Dans les rangs de la bourgeoisie, combien d'individus, étourdis et comme grisés par l'étonnant progrès économique qui naissait de leurs efforts et dont ils tiraient d'immenses bénéfices, en proie à une fièvre de gain, de spéculation et de jouissance, irritaient le prolétariat par leur égoïste indifférence, en même temps que leurs exemples leur enseignaient toutes les convoitises matérialistes. De là le cri de révolte et d'envie qui semblait parfois répondre d'en bas au culte du veau d'or qui régnait en haut. Là encore, n'était-ce pas la religion qui eût pu apporter le vrai remède au mal social, en apprenant à cette société bourgeoise la leçon trop oubliée du renoncement pour soi et de la charité envers les autres? (p. 213. col. 1). Dès 1837, Ozanam considérant d'un côté le camp des pauvres, de l'autre le camp des riches, «dans l'un, l'égoïsme qui veut tout retenir, dans l'autre, l'égoïsme qui veut s'emparer de tout» demandait «qu'au nom de la charité, les chrétiens s'interposas­sent entre les deux camps, qu'ils allassent, transfuges bienfaisants, de l'un à l'autre, obtenant des riches beaucoup d'aumônes, des pauvres beaucoup de résignation»; qu'ils se fissent «médiateurs» entre «un paupérisme furieux et désespéré» et une «aristocratie financière dont les entrailles s'étaient endurcies»; … Mais, hélas! bien petit était le nombre de ceux qui pensaient et surtout agis­saient comme Ozanam!

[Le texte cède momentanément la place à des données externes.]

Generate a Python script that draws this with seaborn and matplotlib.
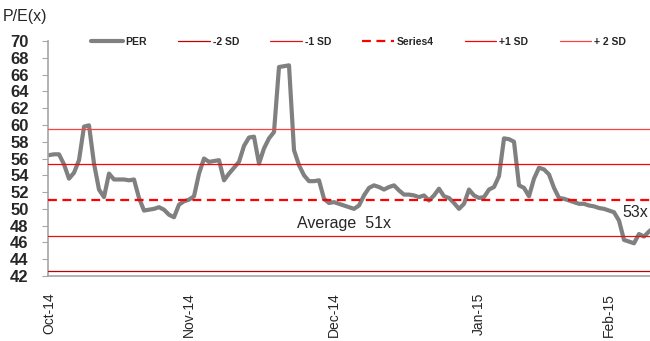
import matplotlib
matplotlib.use("Agg")
import matplotlib.pyplot as plt
import seaborn as sns
import pandas as pd
from matplotlib.lines import Line2D

# Daily P/E readings, Oct-14 to early Mar-15
per = [
    56.4, 56.5, 56.5, 55.3, 53.6, 54.3, 55.8, 59.8, 59.95, 55.4,
    52.3, 51.4, 54.2, 53.5, 53.5, 53.5, 53.4, 53.5, 51.3, 49.8,
    49.9, 50.0, 50.2, 49.9, 49.3, 49.0, 50.5, 50.9, 51.1, 51.5,
    54.2, 56.0, 55.6, 55.7, 55.8, 53.4, 54.2, 54.9, 55.6, 57.5,
    58.5, 58.6, 55.4, 57.2, 58.4, 59.15, 66.9, 67.0, 67.1, 57.0,
    55.2, 54.0, 53.3, 53.3, 53.4, 51.2, 50.7, 50.8, 50.6, 50.4,
    50.2, 50.0, 50.4, 51.6, 52.5, 52.8, 52.6, 52.3, 52.6, 52.8,
    52.2, 51.7, 51.7, 51.6, 51.4, 51.6, 51.0, 51.6, 52.4, 51.5,
    51.3, 50.7, 50.0, 50.6, 52.3, 51.6, 51.3, 51.4, 52.3, 52.6,
    53.9, 58.4, 58.3, 58.0, 52.8, 52.5, 51.5, 53.6, 54.9, 54.7,
    54.1, 52.5, 51.3, 51.2, 51.0, 50.8, 50.6, 50.6, 50.4, 50.3,
    50.1, 50.0, 49.8, 49.6, 48.6, 46.3, 46.1, 45.9, 47.0, 46.7,
    47.3, 47.8,
]

# Band levels
average = 51.1
minus_2sd = 42.55
minus_1sd = 46.75
plus_1sd = 55.3
plus_2sd = 59.55

# Month labels and the reading index where each month begins
month_labels = ["Oct-14", "Nov-14", "Dec-14", "Jan-15", "Feb-15"]
month_start_idx = [0, 28, 57, 86, 112]

y_ticks = list(range(42, 71, 2))

df = pd.DataFrame({"idx": range(len(per)), "PER": per})

sns.set_style("white")
plt.rcParams["font.family"] = ["Liberation Sans", "DejaVu Sans"]

fig = plt.figure(figsize=(6.5, 3.41), dpi=100)
ax = fig.add_axes([48 / 650, 1 - 276 / 341, 602 / 650, 235 / 341])

grey = "#808080"
sns.lineplot(data=df, x="idx", y="PER", ax=ax, color=grey, lw=3.0,
             zorder=2, legend=False)

band_styles = [
    ("-2 SD", minus_2sd, dict(color="#c00000", lw=0.9, ls="-")),
    ("-1 SD", minus_1sd, dict(color="#e3101a", lw=0.9, ls="-")),
    ("Series4", average, dict(color="#ff0000", lw=1.6, ls=(0, (4, 2.5)))),
    ("+1 SD", plus_1sd, dict(color="#ff0000", lw=0.9, ls="-")),
    ("+ 2 SD", plus_2sd, dict(color="#ff4040", lw=0.9, ls="-")),
]
for name, level, st in band_styles:
    ax.axhline(level, zorder=3, **st)

ax.set_xlim(-0.2, 120.2)
ax.set_ylim(42, 70)
ax.set_yticks(y_ticks)
ax.set_yticklabels([str(v) for v in y_ticks], fontsize=12, fontweight="bold")
ax.set_xticks(month_start_idx)
ax.set_xticklabels(month_labels, rotation=90, fontsize=10, va="top")
ax.tick_params(axis="y", direction="out", length=4, width=0.8,
               color="#a6a6a6", pad=10, left=True)
ax.tick_params(axis="x", length=0, pad=12)
ax.set_xlabel("")
ax.set_ylabel("")

for side in ("top", "right"):
    ax.spines[side].set_visible(False)
for side in ("left", "bottom"):
    ax.spines[side].set_color("#a6a6a6")
    ax.spines[side].set_linewidth(1.2)

ax.text(59, 48.3, "Average  51x", fontsize=11.5, ha="center", va="center")
ax.text(114.6, 49.6, "53x", fontsize=11.5, ha="left", va="center",
        clip_on=False)

fig.text(3 / 650, 1 - 17 / 341, "P/E(x)", fontsize=11.5, ha="left",
         va="center")

handles = [Line2D([0], [0], color=grey, lw=3.0)]
for name, level, st in band_styles:
    handles.append(Line2D([0], [0], **st))
labels = ["PER"] + [b[0] for b in band_styles]
ax.legend(handles, labels, loc="center", bbox_to_anchor=(0.516, 0.996),
          ncol=6, frameon=False, prop={"size": 7.5, "weight": "bold"},
          handlelength=3.0, handletextpad=0.3, columnspacing=3.0)

fig.savefig("out.png", dpi=100)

- Thureau-Dangin, historien de la Monarchie de juillet, t.6, p. 150.

- Le mal est bien le même aujourd'hui. La religion seule possè­de le remède. Le palliatif de l'aumône ne suffit pas. Il faut avec la charité faire régner la justice.

NOTE de l'ÉDITEUR: le texte complet des Excerpta sera publié dans le volume MISCELLANEA («Mélanges») de l «'OPERA OMNIA» du père Dehon, y compris les textes sur thèmes sociaux qui n'ont pas été retenus par le Père A. Vassena scj, pour le VI ° volume des «Œuvres sociales».